Repeat the records in full and exactly, omitting pictures.

# # # # # # #

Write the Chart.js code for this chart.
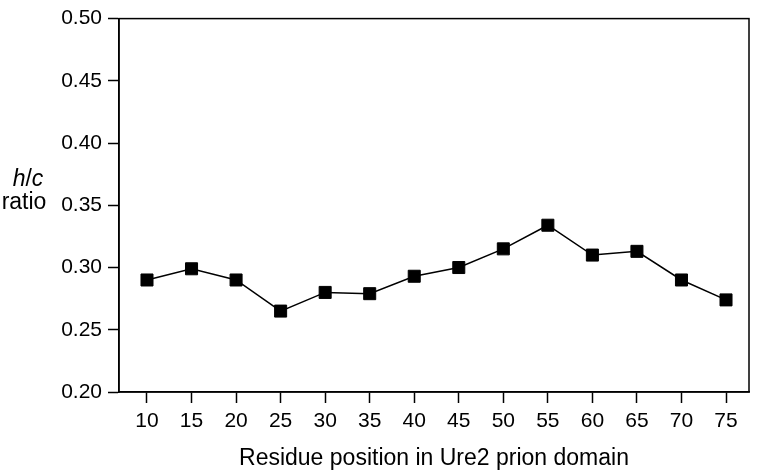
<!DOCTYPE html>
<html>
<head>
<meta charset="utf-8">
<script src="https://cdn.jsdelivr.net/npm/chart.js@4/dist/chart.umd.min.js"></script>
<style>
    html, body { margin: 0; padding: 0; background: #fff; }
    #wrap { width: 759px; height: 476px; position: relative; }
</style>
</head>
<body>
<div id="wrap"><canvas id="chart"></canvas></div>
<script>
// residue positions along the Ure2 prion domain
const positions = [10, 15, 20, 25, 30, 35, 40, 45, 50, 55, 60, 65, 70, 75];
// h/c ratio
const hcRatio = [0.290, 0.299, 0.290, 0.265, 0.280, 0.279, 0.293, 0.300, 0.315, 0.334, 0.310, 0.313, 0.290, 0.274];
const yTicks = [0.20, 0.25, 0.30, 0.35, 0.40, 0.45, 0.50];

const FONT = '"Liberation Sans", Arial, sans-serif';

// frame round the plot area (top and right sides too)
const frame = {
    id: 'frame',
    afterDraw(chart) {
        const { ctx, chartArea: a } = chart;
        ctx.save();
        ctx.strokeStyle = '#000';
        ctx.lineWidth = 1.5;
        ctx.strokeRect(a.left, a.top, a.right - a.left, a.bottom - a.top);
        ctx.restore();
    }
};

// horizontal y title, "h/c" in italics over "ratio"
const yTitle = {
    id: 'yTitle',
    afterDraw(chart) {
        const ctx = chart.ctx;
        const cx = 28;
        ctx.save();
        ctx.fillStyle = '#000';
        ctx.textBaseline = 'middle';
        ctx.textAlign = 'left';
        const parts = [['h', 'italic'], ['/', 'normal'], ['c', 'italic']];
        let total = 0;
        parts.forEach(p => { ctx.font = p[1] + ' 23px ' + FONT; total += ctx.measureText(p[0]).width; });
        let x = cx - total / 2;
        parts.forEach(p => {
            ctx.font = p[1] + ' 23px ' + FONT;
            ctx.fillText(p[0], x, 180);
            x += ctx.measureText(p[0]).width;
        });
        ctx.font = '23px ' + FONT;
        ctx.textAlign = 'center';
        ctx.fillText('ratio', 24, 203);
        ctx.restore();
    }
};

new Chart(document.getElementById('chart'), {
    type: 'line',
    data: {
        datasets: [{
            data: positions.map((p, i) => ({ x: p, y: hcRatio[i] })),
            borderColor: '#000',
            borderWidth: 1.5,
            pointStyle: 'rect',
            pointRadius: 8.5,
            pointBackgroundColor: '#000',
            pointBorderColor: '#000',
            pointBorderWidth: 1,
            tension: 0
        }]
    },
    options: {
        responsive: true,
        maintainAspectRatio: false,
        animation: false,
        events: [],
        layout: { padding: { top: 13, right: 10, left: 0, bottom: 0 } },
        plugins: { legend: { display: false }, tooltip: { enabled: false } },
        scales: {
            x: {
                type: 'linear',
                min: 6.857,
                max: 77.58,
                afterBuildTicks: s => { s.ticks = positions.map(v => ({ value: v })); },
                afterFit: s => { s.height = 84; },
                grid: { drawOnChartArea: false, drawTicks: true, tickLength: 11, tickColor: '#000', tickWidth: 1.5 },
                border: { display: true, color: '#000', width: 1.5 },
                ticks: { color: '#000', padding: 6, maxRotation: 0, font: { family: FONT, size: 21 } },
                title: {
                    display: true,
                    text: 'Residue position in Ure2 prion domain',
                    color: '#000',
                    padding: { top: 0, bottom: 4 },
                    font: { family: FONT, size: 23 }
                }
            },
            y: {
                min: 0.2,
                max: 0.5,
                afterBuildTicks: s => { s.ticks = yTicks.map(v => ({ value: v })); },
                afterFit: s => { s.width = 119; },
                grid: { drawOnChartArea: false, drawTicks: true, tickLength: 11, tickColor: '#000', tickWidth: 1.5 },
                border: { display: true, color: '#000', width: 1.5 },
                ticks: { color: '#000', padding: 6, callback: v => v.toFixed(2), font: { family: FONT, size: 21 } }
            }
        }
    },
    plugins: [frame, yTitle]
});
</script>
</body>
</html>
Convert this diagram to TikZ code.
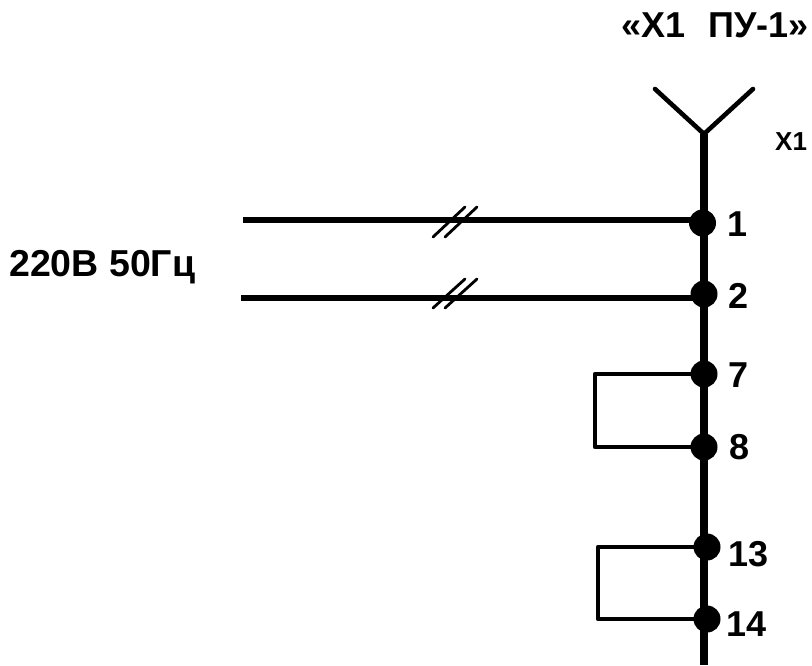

# # # # # # #

(The answer)
Write the Chart.js code for this chart.
<!DOCTYPE html>
<html>
<head>
<meta charset="utf-8">
<script src="https://cdn.jsdelivr.net/npm/chart.js@4/dist/chart.umd.min.js"></script>
<style>
    html, body { margin: 0; padding: 0; background: #fff; }
    #wrap { width: 759px; height: 476px; position: relative; }
</style>
</head>
<body>
<div id="wrap"><canvas id="chart"></canvas></div>
<script>
// residue positions along the Ure2 prion domain
const positions = [10, 15, 20, 25, 30, 35, 40, 45, 50, 55, 60, 65, 70, 75];
// h/c ratio
const hcRatio = [0.290, 0.299, 0.290, 0.265, 0.280, 0.279, 0.293, 0.300, 0.315, 0.334, 0.310, 0.313, 0.290, 0.274];
const yTicks = [0.20, 0.25, 0.30, 0.35, 0.40, 0.45, 0.50];

const FONT = '"Liberation Sans", Arial, sans-serif';

// frame round the plot area (top and right sides too)
const frame = {
    id: 'frame',
    afterDraw(chart) {
        const { ctx, chartArea: a } = chart;
        ctx.save();
        ctx.strokeStyle = '#000';
        ctx.lineWidth = 1.5;
        ctx.strokeRect(a.left, a.top, a.right - a.left, a.bottom - a.top);
        ctx.restore();
    }
};

// horizontal y title, "h/c" in italics over "ratio"
const yTitle = {
    id: 'yTitle',
    afterDraw(chart) {
        const ctx = chart.ctx;
        const cx = 28;
        ctx.save();
        ctx.fillStyle = '#000';
        ctx.textBaseline = 'middle';
        ctx.textAlign = 'left';
        const parts = [['h', 'italic'], ['/', 'normal'], ['c', 'italic']];
        let total = 0;
        parts.forEach(p => { ctx.font = p[1] + ' 23px ' + FONT; total += ctx.measureText(p[0]).width; });
        let x = cx - total / 2;
        parts.forEach(p => {
            ctx.font = p[1] + ' 23px ' + FONT;
            ctx.fillText(p[0], x, 180);
            x += ctx.measureText(p[0]).width;
        });
        ctx.font = '23px ' + FONT;
        ctx.textAlign = 'center';
        ctx.fillText('ratio', 24, 203);
        ctx.restore();
    }
};

new Chart(document.getElementById('chart'), {
    type: 'line',
    data: {
        datasets: [{
            data: positions.map((p, i) => ({ x: p, y: hcRatio[i] })),
            borderColor: '#000',
            borderWidth: 1.5,
            pointStyle: 'rect',
            pointRadius: 8.5,
            pointBackgroundColor: '#000',
            pointBorderColor: '#000',
            pointBorderWidth: 1,
            tension: 0
        }]
    },
    options: {
        responsive: true,
        maintainAspectRatio: false,
        animation: false,
        events: [],
        layout: { padding: { top: 13, right: 10, left: 0, bottom: 0 } },
        plugins: { legend: { display: false }, tooltip: { enabled: false } },
        scales: {
            x: {
                type: 'linear',
                min: 6.857,
                max: 77.58,
                afterBuildTicks: s => { s.ticks = positions.map(v => ({ value: v })); },
                afterFit: s => { s.height = 84; },
                grid: { drawOnChartArea: false, drawTicks: true, tickLength: 11, tickColor: '#000', tickWidth: 1.5 },
                border: { display: true, color: '#000', width: 1.5 },
                ticks: { color: '#000', padding: 6, maxRotation: 0, font: { family: FONT, size: 21 } },
                title: {
                    display: true,
                    text: 'Residue position in Ure2 prion domain',
                    color: '#000',
                    padding: { top: 0, bottom: 4 },
                    font: { family: FONT, size: 23 }
                }
            },
            y: {
                min: 0.2,
                max: 0.5,
                afterBuildTicks: s => { s.ticks = yTicks.map(v => ({ value: v })); },
                afterFit: s => { s.width = 119; },
                grid: { drawOnChartArea: false, drawTicks: true, tickLength: 11, tickColor: '#000', tickWidth: 1.5 },
                border: { display: true, color: '#000', width: 1.5 },
                ticks: { color: '#000', padding: 6, callback: v => v.toFixed(2), font: { family: FONT, size: 21 } }
            }
        }
    },
    plugins: [frame, yTitle]
});
</script>
</body>
</html>
Convert this diagram to TikZ code.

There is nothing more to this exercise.